Thanks again for the thoughtful comment! I hope this partly answers it. 

Just a note that the Likert scale in the poll is not symmetrical ("Agree" vs. "Strongly Disagree")

Agree with Johannes here on the bias in much of the nuclear winter work (and I say that as someone who thinks catastrophic risk from nuclear war is under-appreciated). The political motivations are fairly well-known and easy to spot in the papers

Hi Quinn! Thanks for this comment. Yes, I expect any theory of change for private actors here will run through policy advocacy. This both provides massive leverage  (by using government funds) and is just necessary given the subject matter. 

I wouldn't say it stops at a white paper -- one could organize track II dialogues to discuss the systems, lobby government, give policy briefings at a think tank, hold side events at international security conferences and treaty review conferences, etc.  

This could also take the form of advisory roles (I'm thinking of case studies like Ash Carter and Cooperative Threat Reduction) to government. 

Still,  I agree that the "get buy-in from governments" is the crucial stage (but I think this is true for many and possibly all GCR-related interventions). 

Thanks, David! I really appreciate this comment. One reason I find this left/right framework more intuitive than "prevention, response, and resilience" is that there are right-of-boom interventions that I would classify as "prevention." For example, I think of escalation management after limited first use as "preventing" the largest nuclear wars (especially if we think such a war poses qualitatively different problems). 

Your cost-effectiveness models are very helpful, and I plan to cite them in the bigger project :) 
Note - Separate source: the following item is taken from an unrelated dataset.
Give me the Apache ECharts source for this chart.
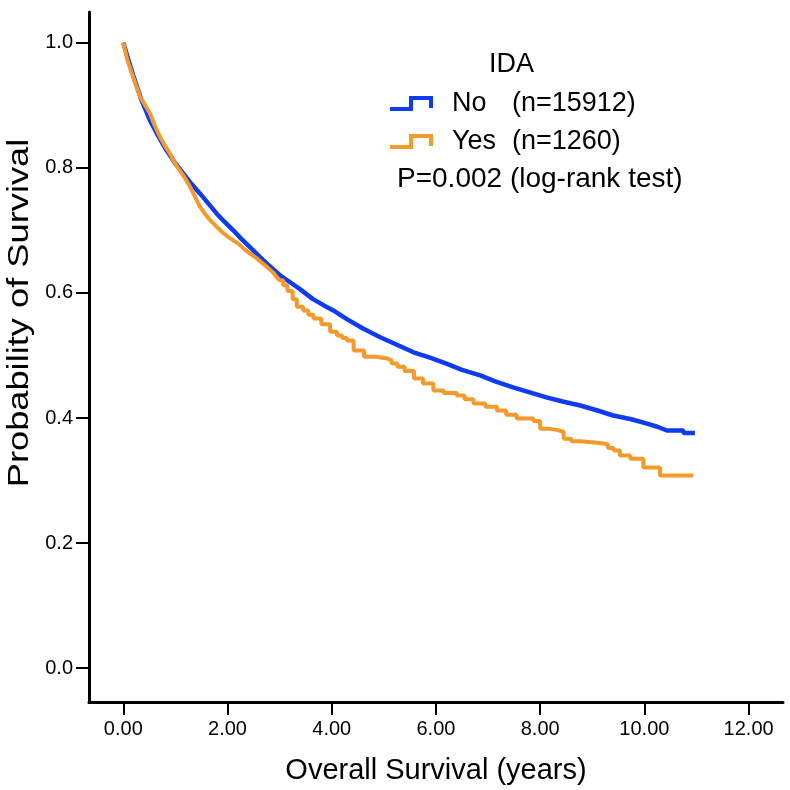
<!DOCTYPE html>
<html>
<head>
<meta charset="utf-8">
<script src="https://cdn.jsdelivr.net/npm/echarts@6/dist/echarts.min.js"></script>
<style>html,body{margin:0;padding:0;background:#fff}#c{width:790px;height:790px}</style>
</head>
<body>
<div id="c"></div>
<script>
// ---- data ----
const xTicks = [0, 2, 4, 6, 8, 10, 12];
const yTicks = [0, 0.2, 0.4, 0.6, 0.8, 1.0];

// IDA = No : dense events, drawn as a continuous curve (small step at the very end)
const noTime = [0, 0.1, 0.2, 0.35, 0.51, 0.67, 0.83, 0.99, 1.15, 1.31, 1.47, 1.63, 1.79, 1.95, 2.11, 2.27, 2.43, 2.59, 2.75, 3.01, 3.2, 3.39, 3.64, 3.85, 4.03, 4.29, 4.6, 4.93, 5.25, 5.57, 5.9, 6.2, 6.5, 6.85, 7.15, 7.48, 7.8, 8.12, 8.45, 8.77, 9.1, 9.4, 9.75, 10.05, 10.25, 10.43, 10.75, 10.75, 10.97];
const noSurv = [1.0, 0.972, 0.945, 0.908, 0.876, 0.851, 0.828, 0.808, 0.791, 0.774, 0.759, 0.743, 0.727, 0.713, 0.700, 0.686, 0.673, 0.660, 0.647, 0.628, 0.617, 0.606, 0.590, 0.580, 0.572, 0.558, 0.543, 0.529, 0.517, 0.505, 0.496, 0.487, 0.477, 0.468, 0.458, 0.449, 0.441, 0.433, 0.426, 0.420, 0.412, 0.404, 0.398, 0.391, 0.386, 0.380, 0.380, 0.376, 0.376];

// IDA = Yes : early part reads as a continuous (wavy) curve
const yesCurveTime = [0, 0.08, 0.16, 0.24, 0.32, 0.42, 0.51, 0.6, 0.7, 0.8, 0.9, 0.96, 1.05, 1.15, 1.28, 1.38, 1.47, 1.58, 1.68, 1.79, 1.9, 2.0, 2.11, 2.22, 2.32, 2.43, 2.55, 2.65, 2.75, 2.88, 3.0];
const yesCurveSurv = [1.0, 0.972, 0.952, 0.933, 0.914, 0.9, 0.887, 0.868, 0.85, 0.835, 0.822, 0.812, 0.8, 0.788, 0.77, 0.753, 0.738, 0.725, 0.715, 0.706, 0.697, 0.69, 0.684, 0.678, 0.67, 0.663, 0.656, 0.649, 0.642, 0.632, 0.62];
// IDA = Yes : later part shows visible steps (value holds until the next time)
const yesStepTime = [3.0, 3.07, 3.15, 3.25, 3.33, 3.45, 3.55, 3.65, 3.8, 3.97, 4.1, 4.2, 4.29, 4.42, 4.62, 4.85, 5.07, 5.15, 5.26, 5.4, 5.58, 5.75, 5.95, 6.15, 6.4, 6.55, 6.72, 6.95, 7.17, 7.35, 7.55, 7.87, 8.0, 8.15, 8.32, 8.45, 8.6, 8.77, 9.15, 9.3, 9.41, 9.53, 9.73, 9.98, 10.3, 10.94];
const yesStepSurv = [0.62, 0.612, 0.603, 0.59, 0.578, 0.572, 0.565, 0.559, 0.55, 0.538, 0.532, 0.528, 0.524, 0.508, 0.498, 0.495, 0.492, 0.487, 0.482, 0.475, 0.463, 0.455, 0.444, 0.44, 0.436, 0.43, 0.423, 0.418, 0.412, 0.405, 0.399, 0.395, 0.383, 0.381, 0.378, 0.367, 0.363, 0.36, 0.358, 0.352, 0.348, 0.34, 0.335, 0.321, 0.308, 0.308];

const groupNames = ['No', 'Yes'];
const groupN = ['(n=15912)', '(n=1260)'];
const legendTitle = 'IDA';
const pText = 'P=0.002 (log-rank test)';
const xTitle = 'Overall Survival (years)';
const yTitle = 'Probability of Survival';

// ---- chart ----
const FONT = 'Liberation Sans, Arial, sans-serif';
const BLUE = '#0f3cf2';
const ORANGE = '#f39a2a';
const stepIcon = 'path://M0 11 L19 11 L19 0 L43 0 L43 12 L39 12 L39 4 L23 4 L23 15 L0 15 Z';

const zip = (a, b) => a.map((v, i) => [v, b[i]]);
const noData = zip(noTime, noSurv);
const yesData = zip(yesCurveTime, yesCurveSurv);
for (let i = 1; i < yesStepTime.length; i++) {
  yesData.push([yesStepTime[i], yesStepSurv[i - 1]]);
  yesData.push([yesStepTime[i], yesStepSurv[i]]);
}

const chart = echarts.init(document.getElementById('c'), null, {renderer: 'canvas'});

chart.setOption({
  animation: false,
  backgroundColor: '#fff',
  grid: {left: 89, right: 7, top: 12, bottom: 88, containLabel: false},
  xAxis: {
    type: 'value', min: -0.658, max: 12.66,
    name: xTitle, nameLocation: 'middle', nameGap: 54,
    nameTextStyle: {fontFamily: FONT, fontSize: 29, color: '#000'},
    splitLine: {show: false},
    axisLine: {onZero: false, lineStyle: {color: '#000', width: 3}},
    axisTick: {customValues: xTicks, length: 13, lineStyle: {color: '#000', width: 2}},
    axisLabel: {customValues: xTicks, margin: 17, fontFamily: FONT, fontSize: 20, color: '#000',
      formatter: v => v.toFixed(2)}
  },
  yAxis: {
    type: 'value', min: -0.054, max: 1.049,
    splitLine: {show: false},
    axisLine: {onZero: false, lineStyle: {color: '#000', width: 3}},
    axisTick: {customValues: yTicks, length: 13, lineStyle: {color: '#000', width: 2}},
    axisLabel: {customValues: yTicks, margin: 16, fontFamily: FONT, fontSize: 20, color: '#000',
      formatter: v => v.toFixed(1)}
  },
  legend: {
    orient: 'vertical', left: 390, top: 90, padding: 0,
    itemWidth: 43, itemHeight: 16, itemGap: 11,
    icon: stepIcon,
    itemStyle: {borderWidth: 0},
    selectedMode: false,
    data: groupNames,
    formatter: name => {
      const i = groupNames.indexOf(name);
      return '{a|' + name + '}{b|' + groupN[i] + '}';
    },
    textStyle: {
      fontFamily: FONT, fontSize: 27, color: '#000',
      rich: {
        a: {fontFamily: FONT, fontSize: 27, color: '#000', width: 60, padding: [0, 0, 0, 14], lineHeight: 30},
        b: {fontFamily: FONT, fontSize: 27, color: '#000', lineHeight: 30}
      }
    }
  },
  graphic: [
    {type: 'text', left: 489, top: 51, style: {text: legendTitle, font: '27px ' + FONT, fill: '#000'}},
    {type: 'text', left: 397, top: 165, style: {text: pText, font: '28px ' + FONT, fill: '#000'}},
    {type: 'text', x: 20, y: 313, rotation: Math.PI / 2, scaleX: 1.25,
      style: {text: yTitle, font: '29px ' + FONT, fill: '#000', align: 'center', verticalAlign: 'middle'}}
  ],
  series: [
    {name: groupNames[0], type: 'line', data: noData, showSymbol: false, symbol: 'none',
      color: BLUE, lineStyle: {color: BLUE, width: 4.5}, z: 2},
    {name: groupNames[1], type: 'line', data: yesData, showSymbol: false, symbol: 'none',
      color: ORANGE, lineStyle: {color: ORANGE, width: 4}, z: 3}
  ]
});
</script>
</body>
</html>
Thanks for the kind comment, Stephen! You're right I phrased that wrong -- it is about tractability, not probability. I agree with you that the tractability of escalation control is probably the biggest issue here, but I also think we should expect low-hanging fruit given the relative neglectedness. There are a couple of concrete projects that I am/would be be excited about:

  • Escalation management with North Korea --  How can we keep nuclear war limited with North Korea? As I understand it, the problem of deterrence  after  DPRK first use has gotten relatively little attention, despite its relevance to U.S.-China conflict.  A project to study this and help the U.S. and China find guardrails, CBMs, etc. to work on this seems especially valuable. The broader class of interventions here is something like "keeping 'smaller' nuclear wars geographically and politically limited";
  • Intrawar crisis communications projects -- especially understanding China's attitude to crisis communications. How can states better communicate the desire to terminate a war and the terms of peace once nuclear war has broken out?
  • Three-body escalation control -- Like you, I'm concerned about a future where China has a much larger arsenal (see China Military Power Report), and the fact that U.S. planners have barely begun to think about the "nuclear three body problem" with China and Russia. A large-scale project that seeks to better understand these dynamics and what, if any, of the game theory from the Cold War applies to three-way escalation control, how different theories of limited war might interact, etc.  would be valuable.